Thor Ragnarok Review – Taika Waititi slam dunks the franchise to success
Thor Ragnarok Review
Thor Ragnarok was not the movie I was expecting to see. After reading early reviews I concluded it would be the funniest movie in Marvel’s Cinematic Universe (MCU). Some referred to it as a masterpiece by director Taika Waititi. Personally I just wanted to see a proper sequel to a sub-franchise that had been on hold for four years and ended on a mixed note (Thor: The Dark World). For the remainder of this review I note: SPOILER ALERT!
The movie starts where The Dark World finished, Thor (Chris Hemsworth) discovers from an unlikely source that Loki has been impersonating his father Odin. After confronting Loki and consulting Dr. Strange they find Odin living in Norway, on the brink of death. After Odin passes his firstborn daughter, Hela, is able to escape her prison and unleash hell on Asgard with her powers. So far so good. When is Asgard ever at peace you might ask. Well it wouldn’t be an interesting movie if all we saw was Thor swinging Mjolnir left and right.
Of Elephants and monsters
Let me start by pointing out some of the elephants in the room. Yes, Asgard is destroyed, Odin dies and the Warriors Three are all slain. Especially the latter came as a bitter shock, and almost upended the viewing experience. Odin’s death had already been foreshadowed to an extend in the previous movies – actor Anthony Hopkins is not getting any younger! And Asgard? It may have been both a blessing and a liability. It offered beautiful cinematography, but it never made much sense story wise. So Thor Ragnarok does what The Dark World could not.
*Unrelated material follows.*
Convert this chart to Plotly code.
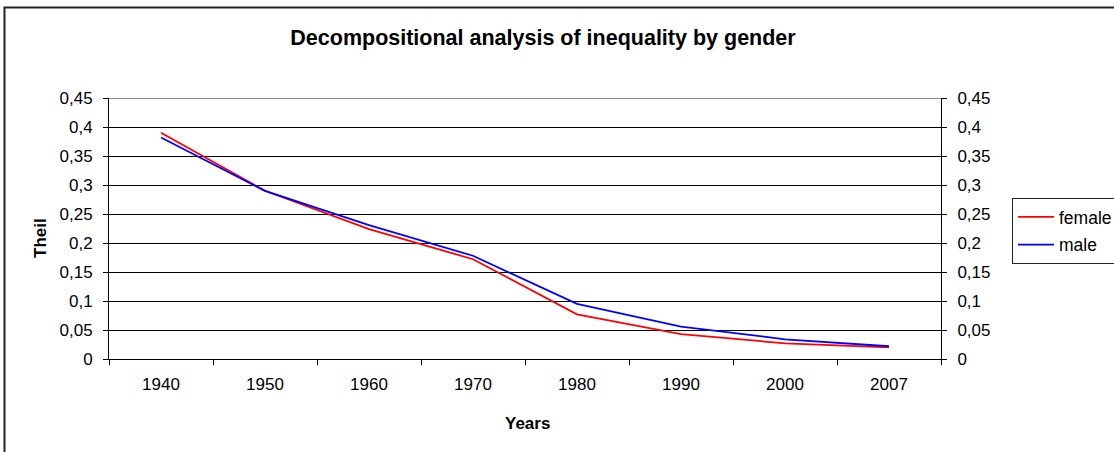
import plotly.graph_objects as go

# Theil index of inequality, by gender
years = ["1940", "1950", "1960", "1970", "1980", "1990", "2000", "2007"]
female = [0.390, 0.290, 0.224, 0.172, 0.077, 0.043, 0.027, 0.020]
male = [0.382, 0.290, 0.231, 0.178, 0.095, 0.056, 0.034, 0.022]
y_ticks = [0, 0.05, 0.1, 0.15, 0.2, 0.25, 0.3, 0.35, 0.4, 0.45]

FONT = "Liberation Sans, Arial, sans-serif"
W, H = 1114, 452
L, R, T, B = 109, 173, 98, 93
PW, PH = W - L - R, H - T - B


def px_x(x):
    return (x - L) / PW


def px_y(y):
    return (H - B - y) / PH


fig = go.Figure()
fig.add_trace(go.Scatter(x=years, y=female, name="female", mode="lines",
                         line=dict(color="#ff0000", width=1.8),
                         legendgroup="f"))
fig.add_trace(go.Scatter(x=years, y=male, name="male", mode="lines",
                         line=dict(color="#0000ff", width=1.8),
                         legendgroup="m"))
# invisible trace to carry the mirrored right-hand axis
fig.add_trace(go.Scatter(x=years, y=male, yaxis="y2", mode="lines",
                         line=dict(width=0), showlegend=False,
                         hoverinfo="skip", opacity=0))

axis_font = dict(family=FONT, size=17, color="#000")

fig.update_layout(
    width=W, height=H,
    margin=dict(l=L, r=R, t=T, b=B, autoexpand=False),
    paper_bgcolor="#fff", plot_bgcolor="#fff",
    separators=",.",
    font=dict(family=FONT, color="#000"),
    showlegend=True,
    title=dict(text="<b>Decompositional analysis of inequality by gender</b>",
               font=dict(family=FONT, size=21.5, color="#000"),
               xref="paper", x=px_x(543), xanchor="center",
               yref="container", y=1 - 37 / H, yanchor="middle"),
    xaxis=dict(type="category", range=[-0.5, len(years) - 0.5],
               tickson="boundaries", ticks="outside",
               ticklen=5, tickcolor="#000", showline=True, linecolor="#000",
               linewidth=1, showgrid=False, tickfont=axis_font,
               ticklabelstandoff=10, zeroline=False),
    yaxis=dict(range=[0, 0.45], tickvals=y_ticks, ticks="outside",
               ticklen=5, tickcolor="#000", showline=True, linecolor="#000",
               linewidth=1, showgrid=True, gridcolor="#000", gridwidth=1,
               tickfont=axis_font, ticklabelstandoff=7, zeroline=False),
    yaxis2=dict(range=[0, 0.45], tickvals=y_ticks, ticks="outside",
                ticklen=5, tickcolor="#000", showline=True, linecolor="#000",
                linewidth=1, showgrid=False, overlaying="y", side="right",
                tickfont=axis_font, ticklabelstandoff=7, zeroline=False),
    legend=dict(x=px_x(1012), y=px_y(198), xanchor="left", yanchor="top",
                bordercolor="#222", borderwidth=1, bgcolor="#fff",
                font=dict(family=FONT, size=17.5, color="#000"),
                itemwidth=36,
                traceorder="grouped", tracegroupgap=2),
    annotations=[
        dict(text="<b>Theil</b>", xref="paper", yref="paper",
             x=px_x(40), y=px_y(238), textangle=-90, showarrow=False,
             font=dict(family=FONT, size=17, color="#000"),
             xanchor="center", yanchor="middle"),
        dict(text="<b>Years</b>", xref="paper", yref="paper",
             x=px_x(527), y=px_y(423), showarrow=False,
             font=dict(family=FONT, size=17, color="#000"),
             xanchor="center", yanchor="middle"),
    ],
    shapes=[
        # gridline along the top of the value range
        dict(type="line", xref="paper", yref="y", x0=0, x1=1,
             y0=y_ticks[-1], y1=y_ticks[-1],
             line=dict(color="#666", width=1.5), layer="below"),
        # outer chart frame
        dict(type="rect", xref="paper", yref="paper",
             x0=px_x(4.5), x1=px_x(1130), y0=px_y(470), y1=px_y(7.5),
             line=dict(color="#222", width=2), fillcolor="rgba(0,0,0,0)",
             layer="above"),
    ],
)

fig.write_html("out.html")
And so after the conquest of Asgard Thor and Loki are exiled, for the umpteenth time. They arrive on the planet Sakaar, ruled by The Grandmaster (played by Jeff Goldblum). Sakaar is an advanced junkyard planet. In many ways the planet is the main attraction. Before long Thor is reunited with Bruce Banner / Hulk, an exiled Agardian named Valkyrie as well as Korg and Miek. What ensues is somewhat predictable but not any less entertaining. The Grandmaster forces Thor to fight The Hulk for his freedom, but it is staged so Thor can’t win.
It transpires Banner has been in Hulk form for two years, only the accidental release of a recording of Romanov pacifies The hulk. As Thor and Banner attempt to escape they are pursued by Loki and Valkyrie. And so the story manages to find its way back to Asgard, in time to defeat Hela. I won’t go into too much detail, but the end solution to Thor’s Hela problem is ingenious – at the cost of Asgard itself. That said, I was miffed by omission of the deaths of the Warriors Three.
In conclusion your honor
It is difficult to say if Thor Ragnarok is a really good movie. It probably isn’t. Not in the way Blade Runner 2049 was good. But in the moment of viewing it is tons of fun. In many ways it reminds me of Spider-Man: Homecoming. It is cheeky with its humor, no longer is the comedy restricted to the secondary characters as with The Dark World. Instead Chris Hemsworth is able to fully use his comedic depth.
I of course also enjoyed everybody else’s efforts: Idris Elba and Tom Hiddleston never miss a beat. Neither does Cate Blanchett, but I am concerned about her role – Hela. She was without a doubt the most powerful villain in the MCU, and this does raise the question whether the series is overreaching. I have almost completely stopped watching any Marvel series and I worry about Avengers: Infinity War. Marvel has managed to side-step the issue because it movies are based diverse comic-book characters, but I feel the shine is long gone. The culling of so many characters in Thor Ragnarok doesn’t give this sub-franchise much options for growth.